## start

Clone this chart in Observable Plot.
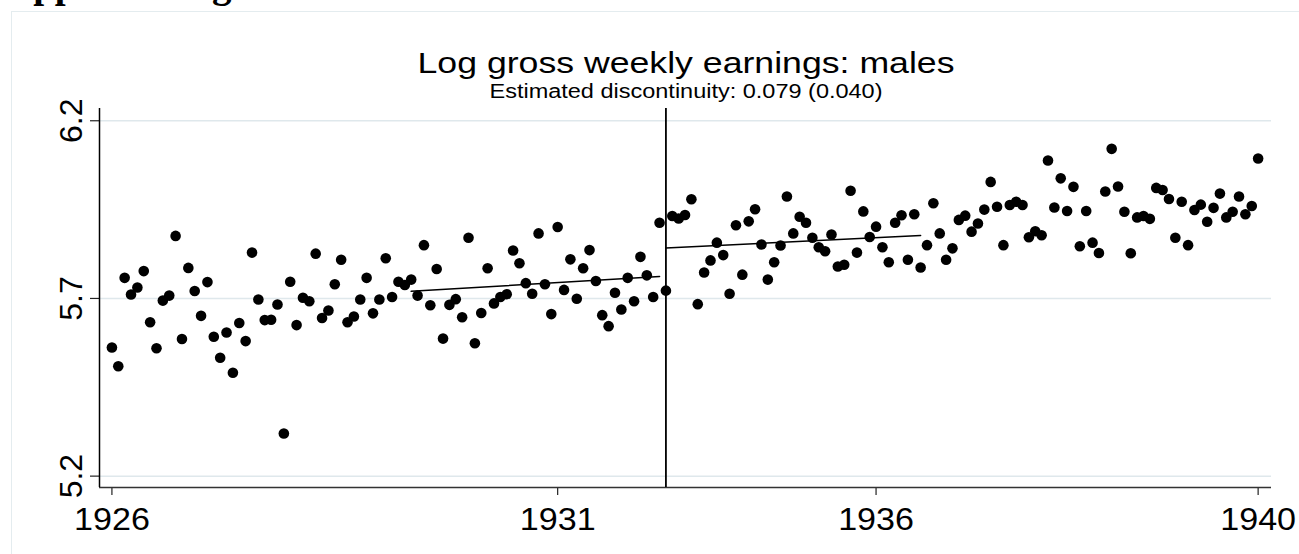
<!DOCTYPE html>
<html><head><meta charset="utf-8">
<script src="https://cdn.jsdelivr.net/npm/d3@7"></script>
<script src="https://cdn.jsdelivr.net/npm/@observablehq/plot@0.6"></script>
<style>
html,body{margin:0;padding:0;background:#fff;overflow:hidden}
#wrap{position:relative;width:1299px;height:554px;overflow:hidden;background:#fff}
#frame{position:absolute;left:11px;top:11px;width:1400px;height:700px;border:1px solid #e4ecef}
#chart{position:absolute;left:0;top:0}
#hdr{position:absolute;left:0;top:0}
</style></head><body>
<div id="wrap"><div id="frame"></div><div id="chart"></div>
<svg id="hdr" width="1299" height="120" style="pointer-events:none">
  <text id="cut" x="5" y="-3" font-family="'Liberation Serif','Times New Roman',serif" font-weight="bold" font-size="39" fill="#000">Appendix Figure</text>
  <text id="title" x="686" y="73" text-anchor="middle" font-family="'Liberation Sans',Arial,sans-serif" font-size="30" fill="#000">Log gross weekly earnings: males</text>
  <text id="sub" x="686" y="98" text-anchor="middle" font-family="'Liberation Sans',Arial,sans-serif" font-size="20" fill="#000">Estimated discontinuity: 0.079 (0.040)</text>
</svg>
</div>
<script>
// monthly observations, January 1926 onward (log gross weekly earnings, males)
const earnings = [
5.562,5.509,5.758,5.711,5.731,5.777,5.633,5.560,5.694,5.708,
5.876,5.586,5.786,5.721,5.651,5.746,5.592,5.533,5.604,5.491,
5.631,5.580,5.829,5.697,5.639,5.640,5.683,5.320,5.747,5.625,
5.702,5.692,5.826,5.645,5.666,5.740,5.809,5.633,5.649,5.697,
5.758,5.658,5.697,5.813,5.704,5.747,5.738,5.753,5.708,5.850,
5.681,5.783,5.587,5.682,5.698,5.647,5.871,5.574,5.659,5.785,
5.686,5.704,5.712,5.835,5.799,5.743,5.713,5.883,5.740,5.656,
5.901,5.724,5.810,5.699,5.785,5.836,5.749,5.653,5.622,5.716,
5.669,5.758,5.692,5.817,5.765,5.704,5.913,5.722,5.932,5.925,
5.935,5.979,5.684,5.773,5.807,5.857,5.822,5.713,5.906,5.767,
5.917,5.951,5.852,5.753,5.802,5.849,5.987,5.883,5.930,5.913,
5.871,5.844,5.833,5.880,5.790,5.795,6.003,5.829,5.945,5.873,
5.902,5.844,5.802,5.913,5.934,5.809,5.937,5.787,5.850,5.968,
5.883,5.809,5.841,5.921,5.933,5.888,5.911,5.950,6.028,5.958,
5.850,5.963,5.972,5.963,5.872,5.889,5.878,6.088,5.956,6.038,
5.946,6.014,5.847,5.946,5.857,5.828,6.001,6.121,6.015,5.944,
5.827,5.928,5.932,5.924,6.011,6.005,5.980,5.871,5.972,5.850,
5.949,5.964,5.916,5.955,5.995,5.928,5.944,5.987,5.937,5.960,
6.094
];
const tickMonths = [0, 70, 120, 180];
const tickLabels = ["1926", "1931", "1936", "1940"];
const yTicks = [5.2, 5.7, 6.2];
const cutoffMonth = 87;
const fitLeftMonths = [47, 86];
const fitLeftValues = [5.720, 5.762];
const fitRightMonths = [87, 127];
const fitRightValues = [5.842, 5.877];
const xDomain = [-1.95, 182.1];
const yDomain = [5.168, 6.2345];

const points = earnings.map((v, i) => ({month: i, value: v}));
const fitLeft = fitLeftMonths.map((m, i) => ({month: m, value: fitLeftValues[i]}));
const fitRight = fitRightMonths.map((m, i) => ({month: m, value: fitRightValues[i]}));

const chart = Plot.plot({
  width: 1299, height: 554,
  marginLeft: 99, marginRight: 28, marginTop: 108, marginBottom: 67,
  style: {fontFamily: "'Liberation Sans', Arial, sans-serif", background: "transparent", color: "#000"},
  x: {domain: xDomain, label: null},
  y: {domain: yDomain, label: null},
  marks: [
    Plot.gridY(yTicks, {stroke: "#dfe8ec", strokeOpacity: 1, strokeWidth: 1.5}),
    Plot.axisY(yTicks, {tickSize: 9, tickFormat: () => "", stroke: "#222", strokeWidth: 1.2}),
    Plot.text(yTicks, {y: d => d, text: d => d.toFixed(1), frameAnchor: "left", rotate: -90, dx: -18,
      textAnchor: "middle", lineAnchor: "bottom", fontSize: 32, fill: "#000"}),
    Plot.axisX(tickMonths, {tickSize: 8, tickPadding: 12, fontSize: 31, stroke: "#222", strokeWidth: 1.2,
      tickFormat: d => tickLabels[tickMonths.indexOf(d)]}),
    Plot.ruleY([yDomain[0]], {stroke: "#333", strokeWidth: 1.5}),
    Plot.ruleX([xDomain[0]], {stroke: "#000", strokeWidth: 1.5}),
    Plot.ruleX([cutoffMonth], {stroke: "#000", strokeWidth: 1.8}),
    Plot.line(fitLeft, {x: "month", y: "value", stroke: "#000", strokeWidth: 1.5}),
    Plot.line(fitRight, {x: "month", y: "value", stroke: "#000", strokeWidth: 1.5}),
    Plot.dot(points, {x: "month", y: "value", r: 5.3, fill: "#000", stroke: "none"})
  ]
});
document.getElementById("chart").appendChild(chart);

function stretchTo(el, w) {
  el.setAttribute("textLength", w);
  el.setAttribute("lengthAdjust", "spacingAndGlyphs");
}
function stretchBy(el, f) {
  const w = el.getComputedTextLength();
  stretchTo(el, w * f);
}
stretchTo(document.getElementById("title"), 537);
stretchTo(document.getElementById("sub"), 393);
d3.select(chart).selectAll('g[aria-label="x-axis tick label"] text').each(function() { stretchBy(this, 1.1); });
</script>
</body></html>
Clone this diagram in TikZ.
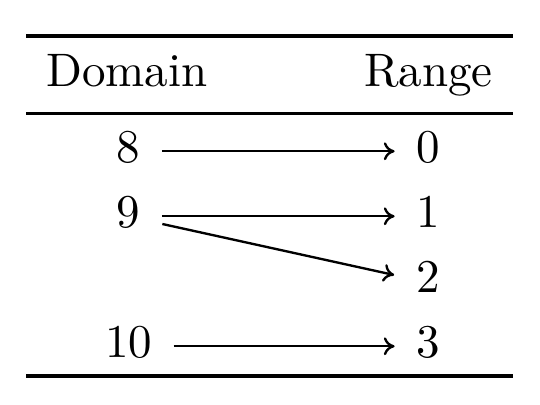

## end

Transcribe the preceding listing in its entirety and with exact wording, leaving out pictures.

Clone this chart in Observable Plot.
<!DOCTYPE html>
<html><head><meta charset="utf-8">
<script src="https://cdn.jsdelivr.net/npm/d3@7"></script>
<script src="https://cdn.jsdelivr.net/npm/@observablehq/plot@0.6"></script>
<style>
html,body{margin:0;padding:0;background:#fff;overflow:hidden}
#wrap{position:relative;width:1299px;height:554px;overflow:hidden;background:#fff}
#frame{position:absolute;left:11px;top:11px;width:1400px;height:700px;border:1px solid #e4ecef}
#chart{position:absolute;left:0;top:0}
#hdr{position:absolute;left:0;top:0}
</style></head><body>
<div id="wrap"><div id="frame"></div><div id="chart"></div>
<svg id="hdr" width="1299" height="120" style="pointer-events:none">
  <text id="cut" x="5" y="-3" font-family="'Liberation Serif','Times New Roman',serif" font-weight="bold" font-size="39" fill="#000">Appendix Figure</text>
  <text id="title" x="686" y="73" text-anchor="middle" font-family="'Liberation Sans',Arial,sans-serif" font-size="30" fill="#000">Log gross weekly earnings: males</text>
  <text id="sub" x="686" y="98" text-anchor="middle" font-family="'Liberation Sans',Arial,sans-serif" font-size="20" fill="#000">Estimated discontinuity: 0.079 (0.040)</text>
</svg>
</div>
<script>
// monthly observations, January 1926 onward (log gross weekly earnings, males)
const earnings = [
5.562,5.509,5.758,5.711,5.731,5.777,5.633,5.560,5.694,5.708,
5.876,5.586,5.786,5.721,5.651,5.746,5.592,5.533,5.604,5.491,
5.631,5.580,5.829,5.697,5.639,5.640,5.683,5.320,5.747,5.625,
5.702,5.692,5.826,5.645,5.666,5.740,5.809,5.633,5.649,5.697,
5.758,5.658,5.697,5.813,5.704,5.747,5.738,5.753,5.708,5.850,
5.681,5.783,5.587,5.682,5.698,5.647,5.871,5.574,5.659,5.785,
5.686,5.704,5.712,5.835,5.799,5.743,5.713,5.883,5.740,5.656,
5.901,5.724,5.810,5.699,5.785,5.836,5.749,5.653,5.622,5.716,
5.669,5.758,5.692,5.817,5.765,5.704,5.913,5.722,5.932,5.925,
5.935,5.979,5.684,5.773,5.807,5.857,5.822,5.713,5.906,5.767,
5.917,5.951,5.852,5.753,5.802,5.849,5.987,5.883,5.930,5.913,
5.871,5.844,5.833,5.880,5.790,5.795,6.003,5.829,5.945,5.873,
5.902,5.844,5.802,5.913,5.934,5.809,5.937,5.787,5.850,5.968,
5.883,5.809,5.841,5.921,5.933,5.888,5.911,5.950,6.028,5.958,
5.850,5.963,5.972,5.963,5.872,5.889,5.878,6.088,5.956,6.038,
5.946,6.014,5.847,5.946,5.857,5.828,6.001,6.121,6.015,5.944,
5.827,5.928,5.932,5.924,6.011,6.005,5.980,5.871,5.972,5.850,
5.949,5.964,5.916,5.955,5.995,5.928,5.944,5.987,5.937,5.960,
6.094
];
const tickMonths = [0, 70, 120, 180];
const tickLabels = ["1926", "1931", "1936", "1940"];
const yTicks = [5.2, 5.7, 6.2];
const cutoffMonth = 87;
const fitLeftMonths = [47, 86];
const fitLeftValues = [5.720, 5.762];
const fitRightMonths = [87, 127];
const fitRightValues = [5.842, 5.877];
const xDomain = [-1.95, 182.1];
const yDomain = [5.168, 6.2345];

const points = earnings.map((v, i) => ({month: i, value: v}));
const fitLeft = fitLeftMonths.map((m, i) => ({month: m, value: fitLeftValues[i]}));
const fitRight = fitRightMonths.map((m, i) => ({month: m, value: fitRightValues[i]}));

const chart = Plot.plot({
  width: 1299, height: 554,
  marginLeft: 99, marginRight: 28, marginTop: 108, marginBottom: 67,
  style: {fontFamily: "'Liberation Sans', Arial, sans-serif", background: "transparent", color: "#000"},
  x: {domain: xDomain, label: null},
  y: {domain: yDomain, label: null},
  marks: [
    Plot.gridY(yTicks, {stroke: "#dfe8ec", strokeOpacity: 1, strokeWidth: 1.5}),
    Plot.axisY(yTicks, {tickSize: 9, tickFormat: () => "", stroke: "#222", strokeWidth: 1.2}),
    Plot.text(yTicks, {y: d => d, text: d => d.toFixed(1), frameAnchor: "left", rotate: -90, dx: -18,
      textAnchor: "middle", lineAnchor: "bottom", fontSize: 32, fill: "#000"}),
    Plot.axisX(tickMonths, {tickSize: 8, tickPadding: 12, fontSize: 31, stroke: "#222", strokeWidth: 1.2,
      tickFormat: d => tickLabels[tickMonths.indexOf(d)]}),
    Plot.ruleY([yDomain[0]], {stroke: "#333", strokeWidth: 1.5}),
    Plot.ruleX([xDomain[0]], {stroke: "#000", strokeWidth: 1.5}),
    Plot.ruleX([cutoffMonth], {stroke: "#000", strokeWidth: 1.8}),
    Plot.line(fitLeft, {x: "month", y: "value", stroke: "#000", strokeWidth: 1.5}),
    Plot.line(fitRight, {x: "month", y: "value", stroke: "#000", strokeWidth: 1.5}),
    Plot.dot(points, {x: "month", y: "value", r: 5.3, fill: "#000", stroke: "none"})
  ]
});
document.getElementById("chart").appendChild(chart);

function stretchTo(el, w) {
  el.setAttribute("textLength", w);
  el.setAttribute("lengthAdjust", "spacingAndGlyphs");
}
function stretchBy(el, f) {
  const w = el.getComputedTextLength();
  stretchTo(el, w * f);
}
stretchTo(document.getElementById("title"), 537);
stretchTo(document.getElementById("sub"), 393);
d3.select(chart).selectAll('g[aria-label="x-axis tick label"] text').each(function() { stretchBy(this, 1.1); });
</script>
</body></html>
Clone this diagram in TikZ.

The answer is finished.